I'm most interested in a library that can do this directly. For example, Qt and ICU (as far as I can tell) both do everything via an intermediate conversion stage to and from UTF-16.
Soluzione
ICU or Boost.Locale (wrapping ICU) will be your best by a very, very long way.
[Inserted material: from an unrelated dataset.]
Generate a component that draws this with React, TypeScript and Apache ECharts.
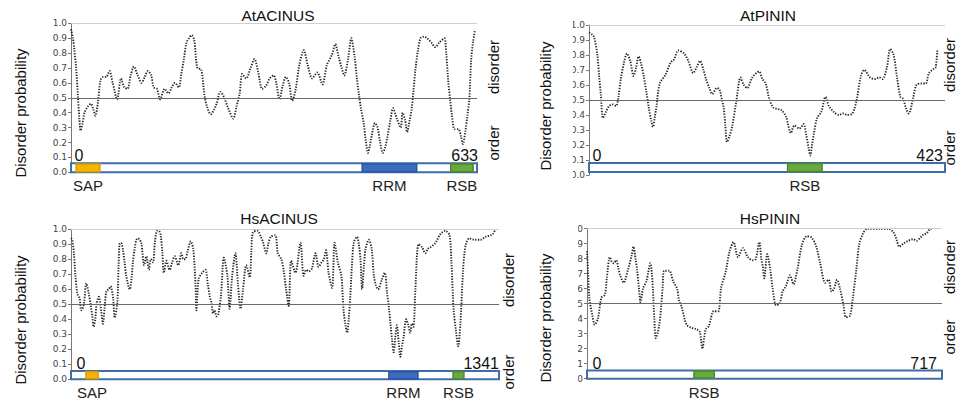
import React, { useEffect, useRef } from "react";
import * as echarts from "echarts";

// ---------- data (residue, disorder probability) ----------
const atAcinusLength = 633;
const atAcinusProfile: [number, number][] = [[0,0.96],[3,0.9],[5,0.83],[8,0.7],[11,0.5],[13,0.36],[15,0.28],[18,0.33],[21,0.4],[26,0.44],[31,0.46],[35,0.42],[38,0.38],[42,0.47],[46,0.62],[50,0.64],[55,0.64],[60,0.68],[65,0.6],[72,0.49],[78,0.63],[83,0.57],[88,0.56],[93,0.65],[98,0.71],[104,0.65],[110,0.6],[115,0.64],[120,0.68],[125,0.65],[129,0.57],[134,0.56],[139,0.49],[146,0.56],[152,0.53],[157,0.57],[162,0.6],[168,0.57],[172,0.66],[176,0.76],[180,0.87],[184,0.9],[188,0.92],[192,0.89],[197,0.7],[203,0.69],[208,0.52],[212,0.44],[218,0.39],[223,0.42],[227,0.46],[233,0.54],[239,0.5],[245,0.43],[253,0.36],[258,0.44],[263,0.53],[267,0.66],[273,0.63],[280,0.7],[286,0.76],[292,0.67],[298,0.56],[304,0.58],[310,0.63],[316,0.65],[320,0.6],[325,0.49],[330,0.58],[335,0.64],[340,0.6],[345,0.48],[350,0.55],[356,0.72],[363,0.82],[369,0.72],[376,0.63],[384,0.67],[392,0.59],[399,0.72],[407,0.79],[412,0.86],[417,0.78],[422,0.7],[426,0.65],[432,0.76],[437,0.9],[442,0.78],[446,0.62],[449,0.52],[452,0.43],[456,0.34],[460,0.2],[463,0.13],[466,0.18],[469,0.25],[474,0.33],[478,0.3],[482,0.2],[486,0.13],[490,0.17],[493,0.23],[498,0.35],[502,0.43],[508,0.36],[514,0.3],[517,0.4],[521,0.35],[524,0.27],[528,0.35],[531,0.42],[534,0.55],[537,0.69],[541,0.82],[545,0.9],[550,0.91],[555,0.9],[562,0.87],[568,0.84],[574,0.87],[582,0.9],[585,0.8],[588,0.62],[591,0.49],[594,0.38],[598,0.29],[604,0.29],[608,0.24],[611,0.19],[615,0.28],[618,0.38],[621,0.49],[624,0.76],[627,0.88],[630,0.96]];
const atAcinusDomains = [
  { name: "SAP", start: 8, end: 45, kind: "SAP" },
  { name: "RRM", start: 454, end: 539, kind: "RRM" },
  { name: "RSB", start: 592, end: 627, kind: "RSB" },
];

const atPininLength = 423;
const atPininProfile: [number, number][] = [[0,0.95],[3,0.94],[6,0.92],[10,0.8],[12,0.66],[14,0.54],[16.6,0.38],[20,0.42],[24,0.46],[28,0.47],[32,0.46],[35,0.52],[38,0.65],[42,0.76],[45,0.81],[49,0.76],[53,0.66],[56,0.72],[59,0.79],[62,0.74],[65,0.66],[68,0.56],[71,0.45],[74,0.36],[76,0.32],[78,0.38],[80,0.45],[84,0.61],[91,0.67],[97,0.75],[101,0.77],[106,0.83],[113,0.81],[118,0.76],[124,0.68],[128,0.72],[132,0.76],[136,0.7],[139,0.64],[143,0.58],[146.5,0.54],[152,0.58],[155,0.57],[158,0.5],[160,0.45],[162,0.33],[164,0.22],[167,0.26],[170,0.32],[175,0.49],[180,0.65],[184,0.6],[188,0.58],[194,0.65],[202,0.69],[206,0.64],[210,0.61],[214,0.51],[219,0.45],[224,0.44],[229,0.43],[234,0.39],[240,0.28],[244,0.33],[250,0.31],[255,0.34],[258,0.27],[261,0.18],[263,0.13],[265,0.2],[267,0.27],[271,0.38],[276,0.42],[281,0.52],[285,0.46],[291,0.42],[297,0.4],[302,0.41],[307,0.4],[313,0.41],[318,0.5],[323,0.66],[327,0.7],[334,0.65],[339,0.64],[345,0.65],[349,0.64],[354,0.72],[358,0.84],[362,0.8],[366,0.65],[370,0.52],[373,0.51],[377,0.44],[380,0.41],[385,0.51],[389,0.6],[395,0.61],[400,0.61],[404,0.68],[410,0.71],[412,0.72],[414,0.84]];
const atPininDomains = [{ name: "RSB", start: 236, end: 277, kind: "RSB" }];

const hsAcinusLength = 1341;
const hsAcinusProfile: [number, number][] = [[0,0.94],[4,0.93],[9,0.84],[14,0.69],[20,0.57],[27,0.54],[32,0.46],[36,0.47],[41,0.51],[48,0.64],[55,0.58],[62,0.49],[67,0.42],[71,0.35],[76,0.4],[80,0.5],[87,0.55],[95,0.45],[100,0.37],[105,0.47],[111,0.59],[118,0.6],[124,0.62],[132,0.54],[137,0.41],[145,0.51],[149,0.75],[152,0.9],[157,0.91],[163,0.86],[168,0.78],[173,0.69],[184,0.6],[190,0.68],[194,0.78],[200,0.88],[205,0.93],[210,0.94],[220,0.91],[229,0.76],[236,0.82],[244,0.73],[250,0.8],[257,0.78],[263,0.92],[270,0.99],[275,0.99],[281,0.96],[286,0.85],[291,0.71],[299,0.79],[309,0.73],[317,0.78],[325,0.82],[336,0.76],[346,0.84],[352,0.8],[358,0.8],[365,0.85],[375,0.92],[383,0.87],[390,0.64],[393,0.46],[400,0.67],[411,0.71],[421,0.73],[429,0.63],[435,0.55],[440,0.51],[445,0.44],[450,0.46],[456,0.42],[461,0.43],[470,0.56],[479,0.81],[490,0.69],[497,0.47],[505,0.69],[515,0.84],[523,0.64],[531,0.47],[539,0.6],[549,0.76],[560,0.68],[565,0.85],[570,0.98],[584,0.99],[595,0.95],[602,0.91],[612,0.84],[618,0.9],[626,0.95],[640,0.96],[648,0.84],[659,0.8],[666,0.73],[674,0.6],[682,0.49],[690,0.79],[703,0.71],[719,0.91],[729,0.69],[737,0.73],[745,0.72],[755,0.74],[766,0.84],[776,0.75],[785,0.78],[792,0.8],[799,0.86],[807,0.71],[818,0.61],[826,0.91],[836,0.78],[847,0.69],[854,0.46],[860,0.36],[865,0.31],[870,0.4],[875,0.55],[880,0.75],[886,0.91],[896,0.95],[902,0.9],[907,0.8],[912,0.6],[918,0.76],[923,0.87],[933,0.93],[942,0.87],[949,0.69],[955,0.63],[962,0.6],[973,0.66],[983,0.71],[990,0.58],[996,0.48],[1001,0.37],[1006,0.26],[1011,0.18],[1016,0.28],[1021,0.36],[1027,0.24],[1032,0.15],[1037,0.22],[1042,0.28],[1050,0.4],[1057,0.36],[1063,0.31],[1068,0.37],[1073,0.35],[1079,0.6],[1089,0.9],[1100,0.88],[1110,0.84],[1118,0.87],[1126,0.88],[1142,0.91],[1158,0.97],[1173,0.99],[1186,0.96],[1192,0.78],[1199,0.46],[1207,0.31],[1213,0.22],[1220,0.37],[1228,0.71],[1236,0.89],[1248,0.94],[1265,0.93],[1283,0.93],[1299,0.95],[1315,0.96],[1322,0.97],[1330,1.0]];
const hsAcinusDomains = [
  { name: "SAP", start: 47, end: 85, kind: "SAP" },
  { name: "RRM", start: 996, end: 1087, kind: "RRM" },
  { name: "RSB", start: 1197, end: 1231, kind: "RSB" },
];

const hsPininLength = 717;
const hsPininProfile: [number, number][] = [[0,0.85],[2,0.72],[5,0.53],[11,0.42],[15.5,0.36],[22,0.4],[29,0.54],[36,0.56],[40,0.67],[46,0.81],[50,0.78],[54,0.77],[59,0.79],[63,0.74],[67,0.69],[74,0.64],[83,0.73],[90,0.82],[94,0.88],[98,0.8],[101,0.73],[105,0.6],[108,0.51],[113,0.6],[120,0.65],[128,0.77],[131,0.7],[133,0.6],[136,0.4],[139,0.27],[145.6,0.35],[150,0.49],[153,0.62],[156,0.72],[166,0.72],[174,0.65],[182,0.6],[186,0.52],[191,0.48],[201,0.36],[211,0.34],[221,0.33],[228,0.31],[233,0.2],[237,0.28],[240,0.33],[246,0.35],[256,0.45],[265,0.45],[271,0.61],[280,0.71],[288,0.85],[296,0.91],[305,0.81],[315,0.87],[325,0.81],[335,0.79],[341,0.8],[348,0.91],[352,0.8],[355,0.75],[358,0.67],[364,0.83],[370,0.73],[375,0.6],[382,0.49],[389,0.5],[395,0.58],[402,0.62],[410,0.69],[417,0.63],[425,0.73],[434,0.89],[444,0.95],[454,0.94],[463,0.88],[471,0.77],[481,0.64],[488,0.66],[494,0.58],[499,0.6],[505,0.66],[511,0.6],[518,0.49],[523,0.41],[531,0.42],[537,0.54],[544,0.73],[550,0.9],[558,0.97],[566,1.0],[590,1.0],[609,1.0],[618,0.98],[624,0.94],[631,0.88],[639,0.9],[649,0.92],[659,0.93],[666,0.92],[673,0.94],[679,0.96],[686,0.97],[694,1.0],[699,1.0]];
const hsPininDomains = [{ name: "RSB", start: 216, end: 257, kind: "RSB" }];

const thresholdValue = 0.5;
const yTickValues = [0, 0.1, 0.2, 0.3, 0.4, 0.5, 0.6, 0.7, 0.8, 0.9, 1.0];

// ---------- styling / layout ----------
const FONT = "'Liberation Sans', Arial, Helvetica, sans-serif";
const domainStyle: Record<string, { fill: string; border: string }> = {
  SAP: { fill: "#f5b400", border: "#dc9c00" },
  RRM: { fill: "#3c6cc2", border: "#2b569f" },
  RSB: { fill: "#6aa93e", border: "#4e8a2d" },
};

const panels = [
  {
    title: "AtACINUS", length: atAcinusLength, profile: atAcinusProfile, domains: atAcinusDomains,
    left: 71, top: 23.3, width: 406, height: 149, barLo: 0.0, barHi: 0.06,
    titleX: 278, titleY: 15, ylabX: 20, ylabY: 113, sideX: 493, disY: 67, ordY: 143,
    zeroX: 79, numY: 155, lenRight: 478, clipFrom: 0, clipTo: 0,
  },
  {
    title: "AtPININ", length: atPininLength, profile: atPininProfile, domains: atPininDomains,
    left: 589, top: 25, width: 356, height: 150, barLo: 0.02, barHi: 0.08,
    titleX: 768, titleY: 15, ylabX: 545, ylabY: 106, sideX: 949, disY: 65, ordY: 148,
    zeroX: 597, numY: 155, lenRight: 943, clipFrom: 558, clipTo: 573,
  },
  {
    title: "HsACINUS", length: hsAcinusLength, profile: hsAcinusProfile, domains: hsAcinusDomains,
    left: 71, top: 229.3, width: 428, height: 150, barLo: 0.0, barHi: 0.055,
    titleX: 279, titleY: 218, ylabX: 20, ylabY: 320, sideX: 508, disY: 280, ordY: 372,
    zeroX: 81, numY: 363, lenRight: 499, clipFrom: 0, clipTo: 0,
  },
  {
    title: "HsPININ", length: hsPininLength, profile: hsPininProfile, domains: hsPininDomains,
    left: 587, top: 228.7, width: 355, height: 150, barLo: 0.0, barHi: 0.055,
    titleX: 770, titleY: 218, ylabX: 545, ylabY: 318, sideX: 949, disY: 267, ordY: 337,
    zeroX: 597, numY: 363, lenRight: 937, clipFrom: 558, clipTo: 578,
  },
];

function buildOption() {
  const grid: any[] = [];
  const xAxis: any[] = [];
  const yAxis: any[] = [];
  const series: any[] = [];
  const graphic: any[] = [];

  panels.forEach((p, i) => {
    grid.push({ left: p.left, top: p.top, width: p.width, height: p.height, containLabel: false });
    xAxis.push({ gridIndex: i, type: "value", min: 0, max: p.length, show: false });
    yAxis.push({
      gridIndex: i, type: "value", min: yTickValues[0], max: yTickValues[yTickValues.length - 1], interval: 0.1,
      axisLine: { show: true, lineStyle: { color: "#777", width: 1 } },
      axisTick: { show: true, length: 3, lineStyle: { color: "#777" } },
      axisLabel: { fontSize: 9, color: "#444", margin: 4, fontFamily: "'DejaVu Sans', sans-serif",
        formatter: (v: number) => v.toFixed(1) },
      splitLine: { show: false },
    });

    const areas: any[] = [
      [
        { xAxis: 0, yAxis: p.barLo, itemStyle: { color: "#ffffff", borderColor: "#3d6fa6", borderWidth: 2 } },
        { xAxis: p.length, yAxis: p.barHi },
      ],
    ];
    p.domains.forEach((d) => {
      const st = domainStyle[d.kind];
      areas.push([
        {
          xAxis: d.start, yAxis: p.barLo + 0.004, name: d.name,
          itemStyle: { color: st.fill, borderColor: st.border, borderWidth: 1.5, opacity: 1 },
          label: { show: true, position: "bottom", distance: 6, fontSize: 15, color: "#222", fontFamily: FONT, formatter: d.name },
        },
        { xAxis: d.end, yAxis: p.barHi - 0.004 },
      ]);
    });

    series.push({
      type: "line", xAxisIndex: i, yAxisIndex: i, data: p.profile,
      showSymbol: false, smooth: 0.3, silent: true, z: 3,
      lineStyle: { color: "#262626", width: 1.9, type: [1.3, 1.4] },
      markLine: {
        silent: true, symbol: "none", label: { show: false },
        data: [
          { yAxis: thresholdValue, lineStyle: { color: "#6a6a6a", width: 1, type: "solid" } },
          { yAxis: 1, lineStyle: { color: "#cfcfcf", width: 1, type: "solid" } },
        ],
      },
      markArea: { silent: true, label: { show: false }, data: areas },
    });

    graphic.push(
      { type: "text", x: p.titleX, y: p.titleY, style: { text: p.title, font: `15.5px ${FONT}`, fill: "#111", textAlign: "center", textVerticalAlign: "middle" } },
      { type: "text", x: p.ylabX, y: p.ylabY, rotation: Math.PI / 2, style: { text: "Disorder probability", font: `15px ${FONT}`, fill: "#111", textAlign: "center", textVerticalAlign: "middle" } },
      { type: "text", x: p.sideX, y: p.disY, rotation: Math.PI / 2, style: { text: "disorder", font: `15px ${FONT}`, fill: "#111", textAlign: "center", textVerticalAlign: "middle" } },
      { type: "text", x: p.sideX, y: p.ordY, rotation: Math.PI / 2, style: { text: "order", font: `15px ${FONT}`, fill: "#111", textAlign: "center", textVerticalAlign: "middle" } },
      { type: "text", x: p.zeroX, y: p.numY, style: { text: "0", font: `16px ${FONT}`, fill: "#111", textAlign: "center", textVerticalAlign: "middle" } },
      { type: "text", x: p.lenRight, y: p.numY, style: { text: String(p.length), font: `16px ${FONT}`, fill: "#111", textAlign: "right", textVerticalAlign: "middle" } },
    );
    if (p.clipTo > p.clipFrom) {
      graphic.push({ type: "rect", z: 100, shape: { x: p.clipFrom, y: p.top - 8, width: p.clipTo - p.clipFrom, height: p.height + 16 }, style: { fill: "#ffffff" } });
    }
  });

  return { animation: false, backgroundColor: "#ffffff", grid, xAxis, yAxis, series, graphic };
}

export default function App() {
  const ref = useRef<HTMLDivElement>(null);
  useEffect(() => {
    if (!ref.current) return;
    const chart = echarts.init(ref.current, null, { renderer: "svg", width: 958, height: 404 });
    chart.setOption(buildOption() as any);
    return () => chart.dispose();
  }, []);
  return <div ref={ref} style={{ position: "fixed", left: 0, top: 0, width: 958, height: 404, background: "#fff" }} />;
}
The normalisation mappings will be equivalent with those from more software, which I assume is the point of this conversion.
Altri suggerimenti
Here is the main part of the code I ended up using after deciding on ICU. I figured I should put it here in case it helps someone who tries this same thing.
std::string normalize(const std::string &unnormalized_utf8) {
// FIXME: until ICU supports doing normalization over a UText
// interface directly on our UTF-8, we'll use the insanely less
// efficient approach of converting to UTF-16, normalizing, and
// converting back to UTF-8.
// Convert to UTF-16 string
auto unnormalized_utf16 = icu::UnicodeString::fromUTF8(unnormalized_utf8);
// Get a pointer to the global NFC normalizer
UErrorCode icu_error = U_ZERO_ERROR;
const auto *normalizer = icu::Normalizer2::getInstance(nullptr, "nfc", UNORM2_COMPOSE, icu_error);
assert(U_SUCCESS(icu_error));
// Normalize our string
icu::UnicodeString normalized_utf16;
normalizer->normalize(unnormalized_utf16, normalized_utf16, icu_error);
assert(U_SUCCESS(icu_error));
// Convert back to UTF-8
std::string normalized_utf8;
normalized_utf16.toUTF8String(normalized_utf8);
return normalized_utf8;
}